Ritipata, Palomani Grande, Palomani Tranca Central, and other ascents. John Biggar again visited the remote Peruvian Apolobamba, and as in 2002, the climbers traveled via Puno to the 4,700m mining village of Ananea. Base camp was again established by the shores of the beautiful Laguna Callumachaya, from where the whole team (Linda and John Biggar, Paul Cherry, Mark and Lizzy Hylton, Ken Pritchard, and Andy Rendel) first climbed the 300m Callumachaya Buttress to a spectacular high camp on the edge of the glacier at ca 5,000m. This route, which included two long ice pitches at Scottish II/III and some easy rock climbing, was certainly new, as 10 years ago the buttress was under the glacier. On August 6 all climbers made an ascent of Ritipata Oeste (ca 5,380m) by a west-to-east traverse. John Biggar, Cherry, Pritchard, and Rendel then climbed the easy Southwest Ridge of Ritipata (5,410m).
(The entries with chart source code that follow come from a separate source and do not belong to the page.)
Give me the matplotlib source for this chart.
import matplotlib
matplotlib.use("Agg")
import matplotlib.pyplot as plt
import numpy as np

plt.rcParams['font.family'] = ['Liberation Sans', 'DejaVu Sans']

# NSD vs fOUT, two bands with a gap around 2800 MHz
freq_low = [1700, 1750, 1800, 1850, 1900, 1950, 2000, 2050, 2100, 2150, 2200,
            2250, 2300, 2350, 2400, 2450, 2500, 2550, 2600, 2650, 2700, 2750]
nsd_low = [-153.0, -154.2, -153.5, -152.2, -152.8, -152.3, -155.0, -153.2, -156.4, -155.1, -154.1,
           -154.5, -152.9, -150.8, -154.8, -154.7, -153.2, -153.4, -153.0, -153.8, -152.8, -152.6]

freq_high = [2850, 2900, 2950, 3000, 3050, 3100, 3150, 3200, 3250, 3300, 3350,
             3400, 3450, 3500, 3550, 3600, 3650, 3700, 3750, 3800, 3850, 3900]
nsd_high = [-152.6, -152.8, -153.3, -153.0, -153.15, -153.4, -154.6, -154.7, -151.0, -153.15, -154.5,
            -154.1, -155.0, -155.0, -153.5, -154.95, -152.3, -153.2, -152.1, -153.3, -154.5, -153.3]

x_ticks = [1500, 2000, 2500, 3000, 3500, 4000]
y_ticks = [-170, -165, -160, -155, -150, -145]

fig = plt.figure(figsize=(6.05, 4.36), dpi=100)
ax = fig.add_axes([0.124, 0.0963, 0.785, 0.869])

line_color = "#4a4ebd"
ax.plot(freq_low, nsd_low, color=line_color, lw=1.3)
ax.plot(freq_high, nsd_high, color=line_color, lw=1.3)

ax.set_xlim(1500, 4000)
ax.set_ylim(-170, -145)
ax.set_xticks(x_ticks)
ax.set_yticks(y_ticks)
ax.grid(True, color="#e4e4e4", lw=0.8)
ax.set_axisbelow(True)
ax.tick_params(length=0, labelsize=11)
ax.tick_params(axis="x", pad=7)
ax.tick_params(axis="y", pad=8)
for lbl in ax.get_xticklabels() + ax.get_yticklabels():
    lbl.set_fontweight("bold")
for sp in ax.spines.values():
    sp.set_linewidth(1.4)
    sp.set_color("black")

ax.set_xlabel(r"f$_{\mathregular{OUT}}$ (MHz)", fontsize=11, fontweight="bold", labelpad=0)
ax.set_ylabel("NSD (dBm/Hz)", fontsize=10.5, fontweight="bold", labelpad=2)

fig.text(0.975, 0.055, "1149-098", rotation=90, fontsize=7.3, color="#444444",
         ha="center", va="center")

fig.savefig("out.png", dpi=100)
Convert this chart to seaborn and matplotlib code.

This is a different Ritipata from the one marked on the Italian map drawn after the 1958 expedition, which was the first to visit this area. It is therefore felt that both peaks were previously unclimbed.
The team had hoped to tackle the unclimbed 500m-high east face of Callijon. However, this proved beyond the time and energy resources of the party. Instead they turned to the unclimbed south face of Palomani Grande (5,723m), a peak that rumor has it had first been climbed in the 1920s by a Captain in the Bolivian Army (and was certainly climbed by Italians in 1958). Leaving a camp in the Quebrada Palomani on the 11th, both Biggars, Cherry, Pritchard, and Rendel ascended the glacier to the southwest of the peak and reached a basin beneath the south face. From there a steep snow rib at PD led to the top. On the 12th John Biggar and Rendel set off from the same camp and later in the day reached the summit of Palomani Tranca Central (5,600m, AD). They traversed over a lower west summit (ca 5,450m), on which they found several little shrines. Was this evidence of an Inca ascent? Palomani Tranca Central was probably a first ascent, though the higher East Peak (5,638m) was first climbed in 1985 from the north by British climbers Jim Curran and Geoff Tier. Before departing, members of the expedition also made ascents of Asnococha (ca 5,250m), Huincho (5,204m) and Palomani Norte (5,629m) via established routes. The first was known ground, as it had been climbed by John Biggar in 2002, while the last had been unsuccessfully attempted in 2002, to within 50m of the top.
As during the 2002 visit, no other westerners were seen during the two-week expedition, and the weather was equally poor. However, this time snow conditions were considerably better, allowing objectives which had been written off as too dangerous in 2002 to be successfully tackled.